Re: brininsert optimization opportunity

2024-01-08 Thread Alvaro Herrera

On 2023-Dec-12, Tomas Vondra wrote:

> I propose we do a much simpler thing instead - allow the cache may be
> initialized / cleaned up repeatedly, and make sure it gets reset at
> convenient place (typically after index_insert calls that don't go
> through execIndexing).
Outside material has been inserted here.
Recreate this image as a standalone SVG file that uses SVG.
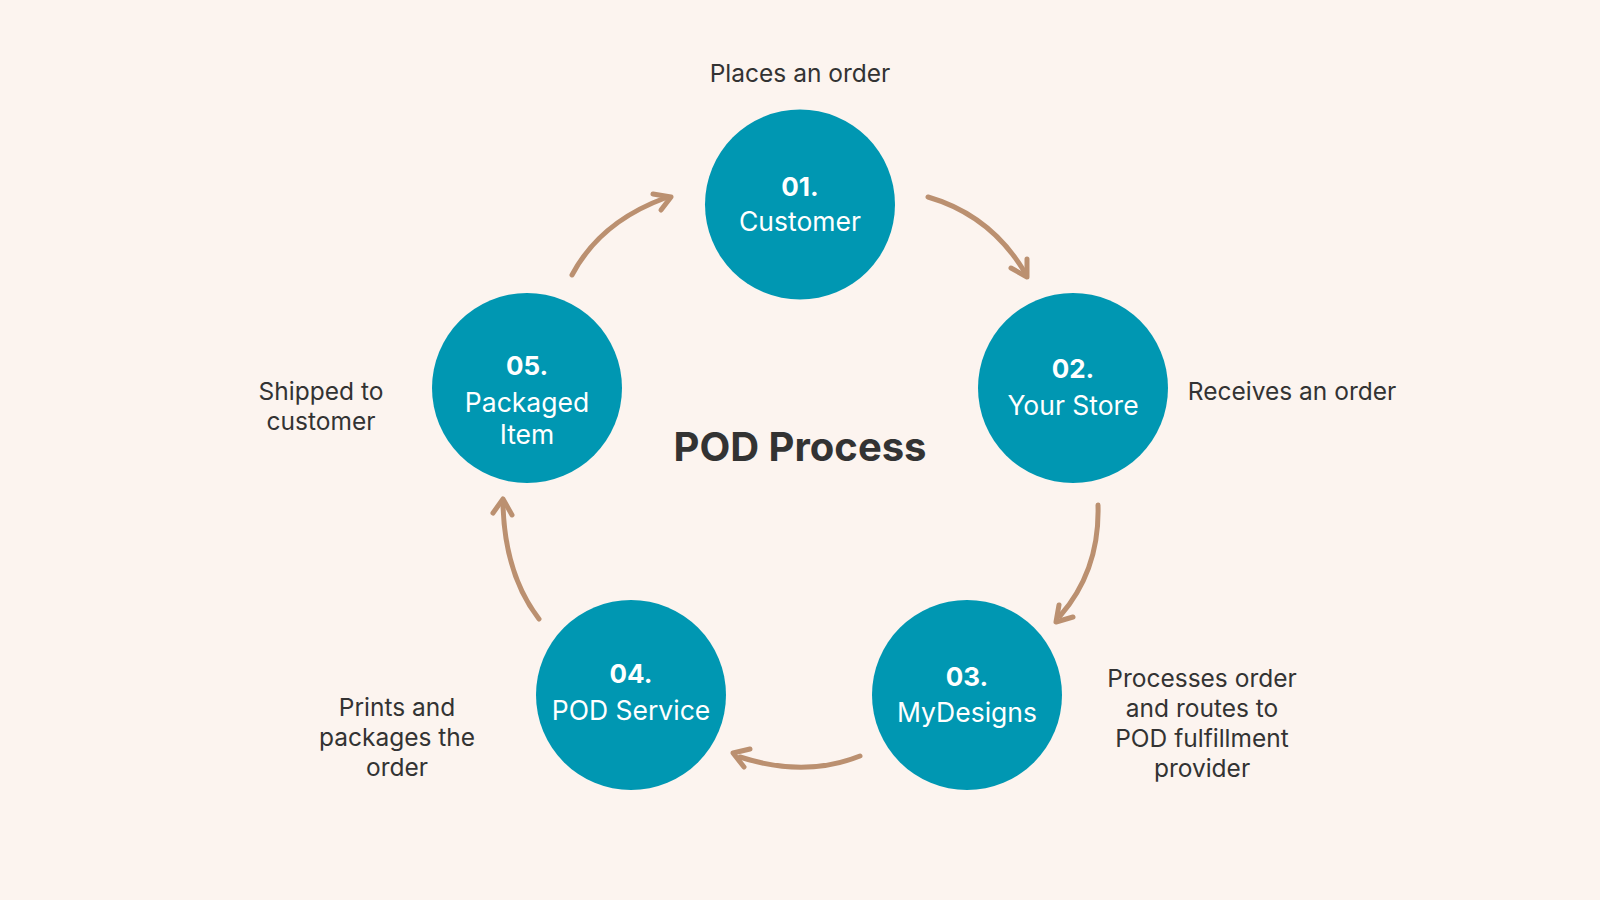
<svg xmlns="http://www.w3.org/2000/svg" width="1600" height="900" viewBox="0 0 1600 900">
<style>
.bg{fill:#FCF4EF}
.node{fill:#0097B2}
.num{font-family:Inter,"Open Sans","Liberation Sans",sans-serif;font-size:26px;font-weight:700;fill:#FFFFFF;text-anchor:middle}
.nm{font-family:Inter,"Open Sans","Liberation Sans",sans-serif;font-size:26.5px;font-weight:400;fill:#FFFFFF;text-anchor:middle}
.lbl{font-family:Inter,"Open Sans","Liberation Sans",sans-serif;font-size:24.5px;fill:#333333;text-anchor:middle}
.title{font-family:Inter,"Open Sans","Liberation Sans",sans-serif;font-size:40px;font-weight:700;fill:#333333;text-anchor:middle}
.arr{fill:none;stroke:#BB9070;stroke-width:5;stroke-linecap:round;stroke-linejoin:round}
</style>
<rect class="bg" x="0" y="0" width="1600" height="900"/>
<g id="connectors">
<path class="arr" d="M928,197 Q990,215 1024,271"/>
<path class="arr" d="M1027,259 L1027,277 L1011,268"/>
<path class="arr" d="M1098,505 Q1100,570 1060,616"/>
<path class="arr" d="M1059,605 L1056,622 L1073,617"/>
<path class="arr" d="M860,756 Q805,778 740,757"/>
<path class="arr" d="M750,749 L733,753 L744,767"/>
<path class="arr" d="M539,619 Q505,575 503,505"/>
<path class="arr" d="M493,513 L503,499 L512,515"/>
<path class="arr" d="M572,275 Q600,222 665,198"/>
<path class="arr" d="M653,194 L671,197 L661,210"/>
</g>
<g id="node1">
<circle class="node" cx="800" cy="204.5" r="95"/>
<text class="num" x="800" y="196">01.</text>
<text class="nm" x="800" y="231">Customer</text>
</g>
<g id="node2">
<circle class="node" cx="1073" cy="388" r="95"/>
<text class="num" x="1073" y="378">02.</text>
<text class="nm" x="1073" y="415">Your Store</text>
</g>
<g id="node3">
<circle class="node" cx="967" cy="695" r="95"/>
<text class="num" x="967" y="686">03.</text>
<text class="nm" x="967" y="722">MyDesigns</text>
</g>
<g id="node4">
<circle class="node" cx="631" cy="695" r="95"/>
<text class="num" x="631" y="683">04.</text>
<text class="nm" x="631" y="720">POD Service</text>
</g>
<g id="node5">
<circle class="node" cx="527" cy="388" r="95"/>
<text class="num" x="527" y="375">05.</text>
<text class="nm" x="527" y="412">Packaged</text>
<text class="nm" x="527" y="444">Item</text>
</g>
<g id="labels">
<text class="lbl" x="800" y="82">Places an order</text>
<text class="lbl" x="1292" y="400">Receives an order</text>
<text class="lbl" x="1202" y="687">Processes order</text>
<text class="lbl" x="1202" y="717">and routes to</text>
<text class="lbl" x="1202" y="747">POD fulfillment</text>
<text class="lbl" x="1202" y="777">provider</text>
<text class="lbl" x="397" y="716">Prints and</text>
<text class="lbl" x="397" y="746">packages the</text>
<text class="lbl" x="397" y="776">order</text>
<text class="lbl" x="321" y="400">Shipped to</text>
<text class="lbl" x="321" y="430">customer</text>
<text class="title" x="800" y="461">POD Process</text>
</g>
</svg>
That'd mean the cleanup does not need to happen
> very far from the index_insert(), which makes the reasoning much easier.
> 0002 does this.

I'm not in love with this 0002 patch; I think the layering after 0001 is
correct in that the insert_cleanup call should remain in validate_index
and called after the whole thing is done, but 0002 changes things so
that now every table AM has to worry about doing this correctly; and a
bug of omission will not be detected unless you have a BRIN index on
such a table and happen to use CREATE INDEX CONCURRENTLY.  So a
developer has essentially zero chance to do things correctly, which I
think we'd rather avoid.

So I think we should do 0001 and perhaps some further tweaks to the
original brininsert optimization commit: I think the aminsertcleanup
callback should receive the indexRelation as first argument; and also I
think it's not index_insert_cleanup() job to worry about whether
ii_AmCache is NULL or not, but instead the callback should be invoked
always, and then it's aminsertcleanup job to do nothing if ii_AmCache is
NULL.  That way, the index AM API doesn't have to worry about which
parts of IndexInfo (or the indexRelation) is aminsertcleanup going to
care about.  If we decide to change this, then the docs also need a bit
of tweaking I think.

Lastly, I kinda disagree with the notion that only some of the callers
of aminsert should call aminsertcleanup, even though btree doesn't have
an aminsertcleanup and thus it can't affect TOAST or catalogs.  Maybe we
can turn index_insert_cleanup into an inline function, which can quickly
do nothing if aminsertcleanup isn't defined.  Then we no longer have the
layering violation where we assume that btree doesn't care.  But the
proposed change in this paragraph can be maybe handled separately to
avoid confusing things with the bugfix in the two paragraphs above.

-- 
Álvaro Herrera   48°01'N 7°57'E  —  https://www.EnterpriseDB.com/
Essentially, you're proposing Kevlar shoes as a solution for the problem
that you want to walk around carrying a loaded gun aimed at your foot.
(Tom Lane)

Re: brininsert optimization opportunity

2024-01-08 Thread Alvaro Herrera

On 2023-Dec-21, James Wang wrote:

> Hi All,  not sure how to "Specify thread msgid"  - choose one which i think 
> is close to my new feature request.

Hello James, based on the "Specify thread msgid" message it looks like
you were trying to request a feature using the Commitfest website?  That
won't work; the commitfest website is only intended as a tracker of
in-progress development work.  Without a Postgres code patch, that
website doesn't help you any.  What you have done amounts to hijacking
an unrelated mailing list thread, which is discouraged and frowned upon.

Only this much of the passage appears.